La sofferenza non è un nemico della vita
La sofferenza è madre d’infelicità
Chi ama la sofferenza? Nessuno? Non proprio! La amano i santi. Quest’ultimi non sono folli o masochisti ma semplicemente illuminati. Sanno bene il grande dono della sofferenza.
Vorrei spiegare questo concetto perché se comprendiamo il suo valore possiamo nel momento opportuno sfruttare la sofferenza.
Soffriamo con frutto
Soffrire non vuol dire essere maledetti. Il dolore e la sofferenza non le manda Dio, ma è frutto del nostro peccato. Il peccato originale ci ha resi infermi, ci ha resi difettati ma ciò non vuol dire che dobbiamo soffrire senza ricavarne niente. Il soffrire se sofferto bene porta dei frutti, anche perchè se soffriamo male non è che il dolore va via, comunque soffriremo, tanto vale sfruttarlo!
Quali sono i frutti del patire? E come soffrire bene?
- I frutti sono tantissimi, e tutti meritevoli dinanzi a Dio. Se soffriamo bene sconteremo i nostri peccati. Soffrire su questa terra per riscattarci vuol dire andare direttamente in paradiso quando moriremo, senza passare per il purgatorio per purificarsi.
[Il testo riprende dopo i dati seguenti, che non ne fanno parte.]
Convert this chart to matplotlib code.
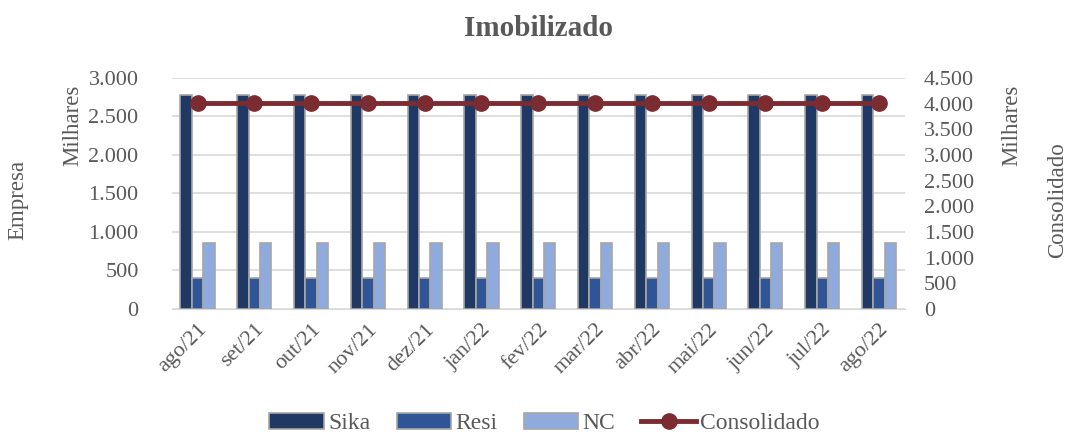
import matplotlib.pyplot as plt
import numpy as np
from matplotlib.ticker import FuncFormatter

meses = ["ago/21", "set/21", "out/21", "nov/21", "dez/21", "jan/22", "fev/22",
         "mar/22", "abr/22", "mai/22", "jun/22", "jul/22", "ago/22"]
sika = [2780, 2780, 2780, 2780, 2780, 2780, 2780, 2780, 2780, 2780, 2780, 2780, 2780]
resi = [400, 400, 400, 400, 400, 400, 400, 400, 400, 400, 400, 400, 400]
nc = [850, 850, 850, 850, 850, 850, 850, 850, 850, 850, 850, 850, 850]
consolidado = [4020, 4020, 4020, 4020, 4020, 4020, 4020, 4020, 4020, 4020, 4020, 4020, 4020]

plt.rcParams['font.family'] = ['Liberation Serif', 'DejaVu Serif']
cinza = '#595959'

fig, ax = plt.subplots(figsize=(10.68, 4.4), dpi=100)
fig.subplots_adjust(left=0.161, right=0.847, top=0.823, bottom=0.298)
ax2 = ax.twinx()

x = np.arange(len(meses))
w = 0.2
ax.bar(x - w, sika, w, color='#1F3864', edgecolor='#A6A6A6', linewidth=1.2, label='Sika', zorder=3)
ax.bar(x, resi, w, color='#2F5597', edgecolor='#A6A6A6', linewidth=1.2, label='Resi', zorder=3)
ax.bar(x + w, nc, w, color='#8FAADC', edgecolor='#A6A6A6', linewidth=1.2, label='NC', zorder=3)
ax2.plot(x, consolidado, color='#7B2C30', linewidth=3.5, marker='o', markersize=11, label='Consolidado')

fmt = FuncFormatter(lambda v, p: f"{int(v):,}".replace(",", "."))
ax.set_ylim(0, 3000)
ax.set_yticks(np.arange(0, 3001, 500))
ax.yaxis.set_major_formatter(fmt)
ax2.set_ylim(0, 4500)
ax2.set_yticks(np.arange(0, 4501, 500))
ax2.yaxis.set_major_formatter(fmt)
ax.set_xlim(-0.45, len(meses) - 0.55)
ax.set_xticks(x)
ax.set_xticklabels(meses, rotation=45, ha='right', rotation_mode='anchor')

ax.grid(axis='y', color='#D9D9D9', linewidth=1.2, zorder=0)
for a in (ax, ax2):
    for s in a.spines.values():
        s.set_visible(False)
    a.tick_params(length=0, labelsize=16, colors=cinza)
ax.spines['bottom'].set_visible(True)
ax.spines['bottom'].set_color('#D9D9D9')
ax.tick_params(axis='x', pad=8)
ax.tick_params(axis='y', pad=24)
ax2.tick_params(axis='y', pad=14)

ax.set_title("Imobilizado", fontsize=21, fontweight='bold', color=cinza, pad=30)
fig.text(0.017, 0.545, "Empresa", rotation=90, fontsize=16.5, color=cinza, va='center', ha='center')
fig.text(0.068, 0.715, "Milhares", rotation=90, fontsize=16.5, color=cinza, va='center', ha='center')
fig.text(0.947, 0.715, "Milhares", rotation=90, fontsize=16.5, color=cinza, va='center', ha='center')
fig.text(0.99, 0.545, "Consolidado", rotation=90, fontsize=16.5, color=cinza, va='center', ha='center')

h1, l1 = ax.get_legend_handles_labels()
h2, l2 = ax2.get_legend_handles_labels()
fig.legend(h1 + h2, l1 + l2, loc='lower center', ncol=4, frameon=False, fontsize=17,
           labelcolor=cinza, bbox_to_anchor=(0.51, -0.035), handlelength=2.3, columnspacing=1.1,
           handletextpad=0.2)

fig.savefig("out.png", dpi=100)
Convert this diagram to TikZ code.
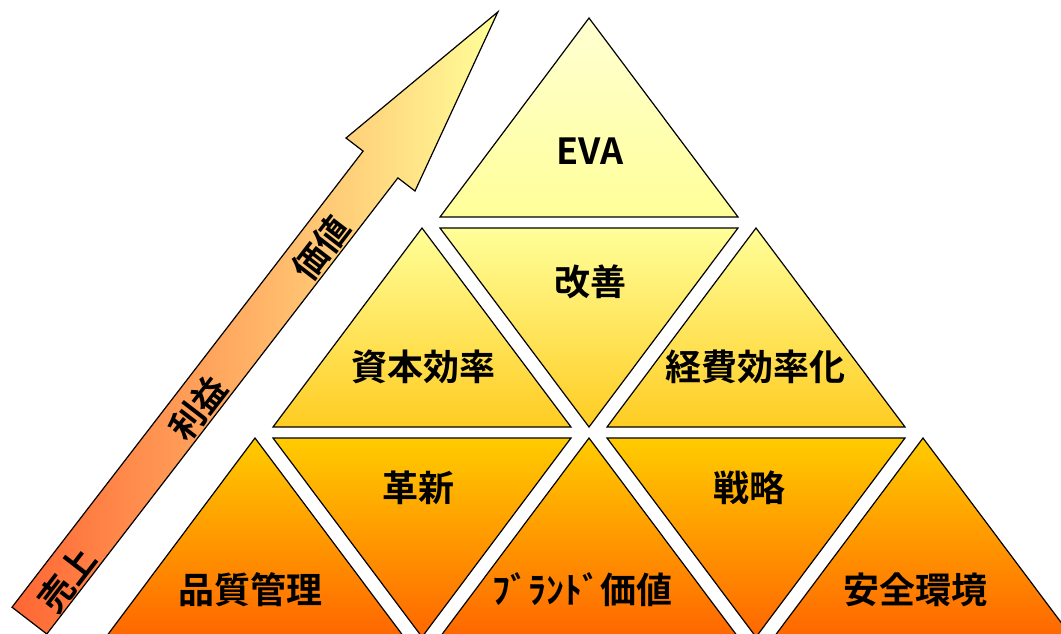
\documentclass[tikz,border=0pt]{standalone}
\usepackage{fontspec}
\setmainfont{Noto Sans CJK JP}[BoldFont={Noto Sans CJK JP Bold}]
\definecolor{rowAtop}{HTML}{FFFFD2}
\definecolor{rowAbot}{HTML}{FFFF99}
\definecolor{rowBtop}{HTML}{FFFF99}
\definecolor{rowBbot}{HTML}{FFCC22}
\definecolor{rowCtop}{HTML}{FFCC00}
\definecolor{rowCbot}{HTML}{FF6600}
\definecolor{arrL}{HTML}{FF6633}
\definecolor{arrR}{HTML}{FFFF99}
\begin{document}
\begin{tikzpicture}[x=0.75pt,y=-0.75pt,
  tri/.style={draw=black,line width=0.9pt,line join=miter},
  rowA/.style={tri,top color=rowAtop,bottom color=rowAbot},
  rowB/.style={tri,top color=rowBtop,bottom color=rowBbot},
  rowC/.style={tri,top color=rowCtop,bottom color=rowCbot},
  lbl/.style={font=\fontsize{27}{27}\selectfont\bfseries,inner sep=0pt},
  arrlbl/.style={font=\fontsize{26}{26}\selectfont\bfseries,inner sep=0pt,rotate=52.4}]
\useasboundingbox (0,0) rectangle (1061,633);
\clip (0,0) rectangle (1061,633);
% row 0
\shade[rowA] (589,18) -- (738,217) -- (440,217) -- cycle;
% row 1
\shade[rowB] (422,228) -- (571,427) -- (273,427) -- cycle;
\shade[rowB] (440,228) -- (738,228) -- (589,427) -- cycle;
\shade[rowB] (756,228) -- (905,427) -- (607,427) -- cycle;
% row 2
\shade[rowC] (255,438) -- (404,637) -- (106,637) -- cycle;
\shade[rowC] (273,438) -- (571,438) -- (422,637) -- cycle;
\shade[rowC] (589,438) -- (738,637) -- (440,637) -- cycle;
\shade[rowC] (607,438) -- (905,438) -- (756,637) -- cycle;
\shade[rowC] (923,438) -- (1072,637) -- (774,637) -- cycle;
% arrow
\shade[draw=black,line width=0.9pt,line join=miter,left color=arrL,right color=arrR]
  (12,607.2) -- (363.1,151.1) -- (346,138) -- (497.9,11.9) -- (415,191)
  -- (397.9,177.9) -- (46.8,634) -- cycle;
% labels
\node[lbl] (eva) at (590,151) {EVA};
\node[lbl] (kaizen) at (590,282) {改善};
\node[lbl] (shihon) at (423,367) {資本効率};
\node[lbl] (keihi) at (755,367) {経費効率化};
\node[lbl] (kakushin) at (418,488) {革新};
\node[lbl] (senryaku) at (749,488) {戦略};
\node[lbl] (hinshitsu) at (250,590) {品質管理};
\node[lbl] (brand) at (582,590) {ﾌﾞﾗﾝﾄﾞ価値};
\node[lbl] (anzen) at (915,590) {安全環境};
\node[arrlbl] (uriage) at (67,580) {売上};
\node[arrlbl] (rieki) at (198,408) {利益};
\node[arrlbl] (kachi) at (321,248) {価値};
\end{tikzpicture}
\end{document}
Il frutto della sofferenza è così sublime che può salvare le anime che sono lontane da Dio. Liberare gli indemoniati, guarire copro e anima. La sofferenza attira tante grazie e miracoli.
- Bisogna però soffrire bene: in pratica dobbiamo innanzitutto accettare la sofferenza proprio come Gesù quando sapeva che doveva patire quella tremenda sorte; i dolori della croce! Gesù disse: non la mia ma sia fatta la tua volontà. Accettiamo le sofferenze dicendo: Padre, se puoi liberami ma se questo dolore serve per la mia salvezza o per qualche altro motivo che il Tuo Cuore ricco di Misericordia e di bontà ha progettato, allora sia così. Dammi solo la forza di saper soffrire e offrire tali sofferenze.
Padre Pio riteneva il dolore, una vera miniera, una vera ricchezza. Gesù ci ha salvato nel dolore e con il dolore. Noi siamo diventati figli di Maria, ai piedi della croce.
Il dolore purifica, il dolore santifica. Soffrire quindi aiuta ad elevarci a Dio. Questo non vuol dire che dobbiamo diventare masochisti, infliggerci dolori ecc ecc. I santi lo hanno fatto! Si flagellavano, si mortificavano facendo lunghe penitenze….ma questo non è da tutti e non tutti possono farlo.
Essere santi non vuol dire infatti fare lunghi digiuni o flagellarsi o mettersi un cilicio. No! Significa saper mortificare le proprie passioni, inclinazioni, difetti caratteriali. Uccidere il nostro egoismo, mortificare la nostra lingua che spesso uccide, spesso ferisce…. saper rinunciare a noi stessi per innalzare il prossimo, saperci sforzare a vincere la nostra umanità.
Ecco, ora sappiamo il nuovo volto della sofferenza. Facciamone tesoro, comportandoci in questo modo:
- Chiediamo a Dio di liberarci.
- Se ciò non avviene dopo aver pregato, chiediamo a Dio di saper accettare la sofferenza senza perdere i suoi frutti.
- Chiediamo dunque a Dio che ci dia la forza di saper soffrire.
- Infine, punto importante, offriamo la nostra sofferenza per una causa a noi cara: per un’anima del purgatorio, per la guarigione di qualcuno, per la conversione di un familiare ecc ecc ecc.
L’uomo vede la sofferenza come una punizione. I santi vedono la sofferenza come un dono.